▸ RECORD EXTRACTS
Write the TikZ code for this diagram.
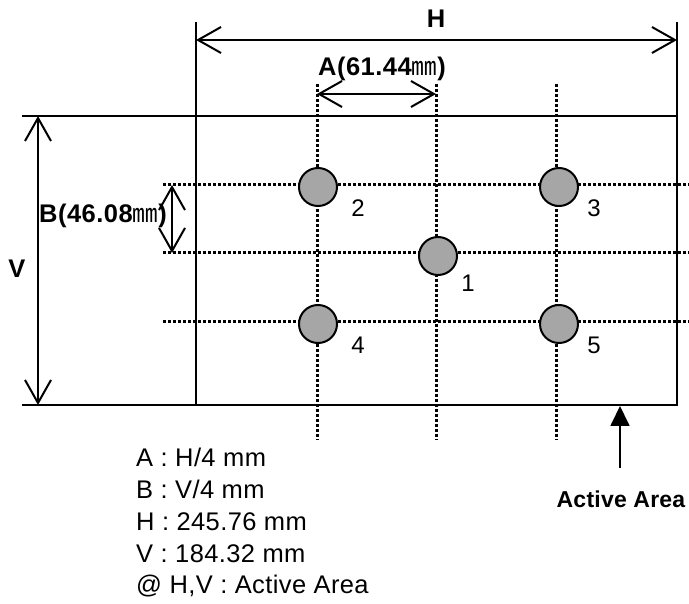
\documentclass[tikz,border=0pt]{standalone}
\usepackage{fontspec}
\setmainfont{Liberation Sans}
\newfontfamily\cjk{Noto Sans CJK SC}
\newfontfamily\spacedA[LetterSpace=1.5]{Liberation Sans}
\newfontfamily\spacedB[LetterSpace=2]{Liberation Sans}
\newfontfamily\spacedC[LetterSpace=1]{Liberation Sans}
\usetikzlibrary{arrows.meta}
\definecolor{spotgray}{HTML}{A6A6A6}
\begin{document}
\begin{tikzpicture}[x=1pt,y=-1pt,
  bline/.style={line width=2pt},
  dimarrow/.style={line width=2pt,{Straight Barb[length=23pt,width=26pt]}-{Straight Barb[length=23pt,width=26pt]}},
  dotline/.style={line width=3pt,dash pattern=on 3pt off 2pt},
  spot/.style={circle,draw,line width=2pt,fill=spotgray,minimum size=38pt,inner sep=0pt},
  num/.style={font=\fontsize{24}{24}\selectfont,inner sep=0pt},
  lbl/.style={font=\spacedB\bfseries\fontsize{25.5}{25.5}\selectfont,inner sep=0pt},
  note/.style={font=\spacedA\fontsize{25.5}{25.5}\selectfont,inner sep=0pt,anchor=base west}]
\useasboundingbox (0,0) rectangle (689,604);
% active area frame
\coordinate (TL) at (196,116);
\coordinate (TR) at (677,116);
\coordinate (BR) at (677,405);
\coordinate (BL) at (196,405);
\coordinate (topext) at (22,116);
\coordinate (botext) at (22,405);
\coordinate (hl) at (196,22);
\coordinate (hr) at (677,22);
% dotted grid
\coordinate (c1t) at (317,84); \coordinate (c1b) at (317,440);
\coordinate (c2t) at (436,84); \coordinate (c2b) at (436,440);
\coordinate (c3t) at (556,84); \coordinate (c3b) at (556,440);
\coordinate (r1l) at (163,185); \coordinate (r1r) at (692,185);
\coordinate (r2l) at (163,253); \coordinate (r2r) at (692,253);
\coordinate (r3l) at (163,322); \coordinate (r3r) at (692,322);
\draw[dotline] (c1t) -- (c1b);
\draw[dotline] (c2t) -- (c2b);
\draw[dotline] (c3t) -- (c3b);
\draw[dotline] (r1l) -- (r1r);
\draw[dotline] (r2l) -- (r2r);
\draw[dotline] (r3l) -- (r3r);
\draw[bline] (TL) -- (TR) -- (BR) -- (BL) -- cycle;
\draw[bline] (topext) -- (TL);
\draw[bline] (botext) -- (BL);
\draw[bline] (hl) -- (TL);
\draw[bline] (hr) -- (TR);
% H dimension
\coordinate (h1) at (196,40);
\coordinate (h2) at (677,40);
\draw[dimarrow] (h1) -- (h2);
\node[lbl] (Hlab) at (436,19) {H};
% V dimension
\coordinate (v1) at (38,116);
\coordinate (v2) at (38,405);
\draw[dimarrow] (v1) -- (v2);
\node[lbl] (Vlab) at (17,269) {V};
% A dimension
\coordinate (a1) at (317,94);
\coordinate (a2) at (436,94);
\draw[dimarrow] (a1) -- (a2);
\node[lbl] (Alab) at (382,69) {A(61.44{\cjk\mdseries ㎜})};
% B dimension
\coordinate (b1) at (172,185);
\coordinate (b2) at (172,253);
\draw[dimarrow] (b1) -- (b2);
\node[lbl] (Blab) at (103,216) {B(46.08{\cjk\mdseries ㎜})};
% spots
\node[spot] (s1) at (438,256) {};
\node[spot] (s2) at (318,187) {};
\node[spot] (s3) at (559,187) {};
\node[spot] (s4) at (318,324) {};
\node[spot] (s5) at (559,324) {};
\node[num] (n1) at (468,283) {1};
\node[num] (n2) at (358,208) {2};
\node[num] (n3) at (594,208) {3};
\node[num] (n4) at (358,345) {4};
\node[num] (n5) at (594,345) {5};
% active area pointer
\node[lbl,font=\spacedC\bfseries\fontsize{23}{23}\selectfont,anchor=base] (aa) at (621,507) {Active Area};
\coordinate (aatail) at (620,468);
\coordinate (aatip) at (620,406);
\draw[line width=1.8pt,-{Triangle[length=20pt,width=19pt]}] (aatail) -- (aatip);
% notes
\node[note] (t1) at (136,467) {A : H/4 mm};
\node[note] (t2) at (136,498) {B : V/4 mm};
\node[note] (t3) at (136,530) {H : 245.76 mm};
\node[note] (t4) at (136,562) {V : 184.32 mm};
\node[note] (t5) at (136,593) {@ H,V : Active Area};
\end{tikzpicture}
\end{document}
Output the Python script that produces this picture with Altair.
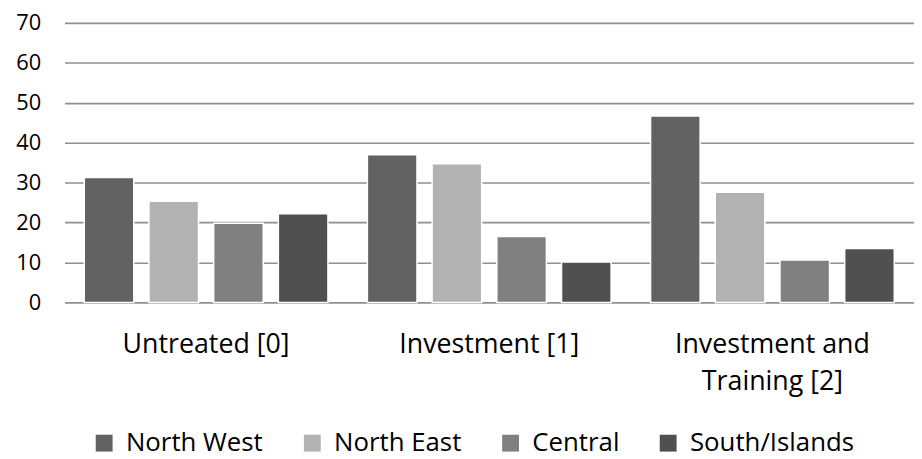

▸ DIRECTION
Return the listing above in full and without alteration, excluding its pictures.

▸ WRITTEN REPLY
Write the TikZ code for this diagram.
\documentclass[tikz,border=0pt]{standalone}
\usepackage{fontspec}
\setmainfont{Liberation Sans}
\newfontfamily\cjk{Noto Sans CJK SC}
\newfontfamily\spacedA[LetterSpace=1.5]{Liberation Sans}
\newfontfamily\spacedB[LetterSpace=2]{Liberation Sans}
\newfontfamily\spacedC[LetterSpace=1]{Liberation Sans}
\usetikzlibrary{arrows.meta}
\definecolor{spotgray}{HTML}{A6A6A6}
\begin{document}
\begin{tikzpicture}[x=1pt,y=-1pt,
  bline/.style={line width=2pt},
  dimarrow/.style={line width=2pt,{Straight Barb[length=23pt,width=26pt]}-{Straight Barb[length=23pt,width=26pt]}},
  dotline/.style={line width=3pt,dash pattern=on 3pt off 2pt},
  spot/.style={circle,draw,line width=2pt,fill=spotgray,minimum size=38pt,inner sep=0pt},
  num/.style={font=\fontsize{24}{24}\selectfont,inner sep=0pt},
  lbl/.style={font=\spacedB\bfseries\fontsize{25.5}{25.5}\selectfont,inner sep=0pt},
  note/.style={font=\spacedA\fontsize{25.5}{25.5}\selectfont,inner sep=0pt,anchor=base west}]
\useasboundingbox (0,0) rectangle (689,604);
% active area frame
\coordinate (TL) at (196,116);
\coordinate (TR) at (677,116);
\coordinate (BR) at (677,405);
\coordinate (BL) at (196,405);
\coordinate (topext) at (22,116);
\coordinate (botext) at (22,405);
\coordinate (hl) at (196,22);
\coordinate (hr) at (677,22);
% dotted grid
\coordinate (c1t) at (317,84); \coordinate (c1b) at (317,440);
\coordinate (c2t) at (436,84); \coordinate (c2b) at (436,440);
\coordinate (c3t) at (556,84); \coordinate (c3b) at (556,440);
\coordinate (r1l) at (163,185); \coordinate (r1r) at (692,185);
\coordinate (r2l) at (163,253); \coordinate (r2r) at (692,253);
\coordinate (r3l) at (163,322); \coordinate (r3r) at (692,322);
\draw[dotline] (c1t) -- (c1b);
\draw[dotline] (c2t) -- (c2b);
\draw[dotline] (c3t) -- (c3b);
\draw[dotline] (r1l) -- (r1r);
\draw[dotline] (r2l) -- (r2r);
\draw[dotline] (r3l) -- (r3r);
\draw[bline] (TL) -- (TR) -- (BR) -- (BL) -- cycle;
\draw[bline] (topext) -- (TL);
\draw[bline] (botext) -- (BL);
\draw[bline] (hl) -- (TL);
\draw[bline] (hr) -- (TR);
% H dimension
\coordinate (h1) at (196,40);
\coordinate (h2) at (677,40);
\draw[dimarrow] (h1) -- (h2);
\node[lbl] (Hlab) at (436,19) {H};
% V dimension
\coordinate (v1) at (38,116);
\coordinate (v2) at (38,405);
\draw[dimarrow] (v1) -- (v2);
\node[lbl] (Vlab) at (17,269) {V};
% A dimension
\coordinate (a1) at (317,94);
\coordinate (a2) at (436,94);
\draw[dimarrow] (a1) -- (a2);
\node[lbl] (Alab) at (382,69) {A(61.44{\cjk\mdseries ㎜})};
% B dimension
\coordinate (b1) at (172,185);
\coordinate (b2) at (172,253);
\draw[dimarrow] (b1) -- (b2);
\node[lbl] (Blab) at (103,216) {B(46.08{\cjk\mdseries ㎜})};
% spots
\node[spot] (s1) at (438,256) {};
\node[spot] (s2) at (318,187) {};
\node[spot] (s3) at (559,187) {};
\node[spot] (s4) at (318,324) {};
\node[spot] (s5) at (559,324) {};
\node[num] (n1) at (468,283) {1};
\node[num] (n2) at (358,208) {2};
\node[num] (n3) at (594,208) {3};
\node[num] (n4) at (358,345) {4};
\node[num] (n5) at (594,345) {5};
% active area pointer
\node[lbl,font=\spacedC\bfseries\fontsize{23}{23}\selectfont,anchor=base] (aa) at (621,507) {Active Area};
\coordinate (aatail) at (620,468);
\coordinate (aatip) at (620,406);
\draw[line width=1.8pt,-{Triangle[length=20pt,width=19pt]}] (aatail) -- (aatip);
% notes
\node[note] (t1) at (136,467) {A : H/4 mm};
\node[note] (t2) at (136,498) {B : V/4 mm};
\node[note] (t3) at (136,530) {H : 245.76 mm};
\node[note] (t4) at (136,562) {V : 184.32 mm};
\node[note] (t5) at (136,593) {@ H,V : Active Area};
\end{tikzpicture}
\end{document}
Output the Python script that produces this picture with Altair.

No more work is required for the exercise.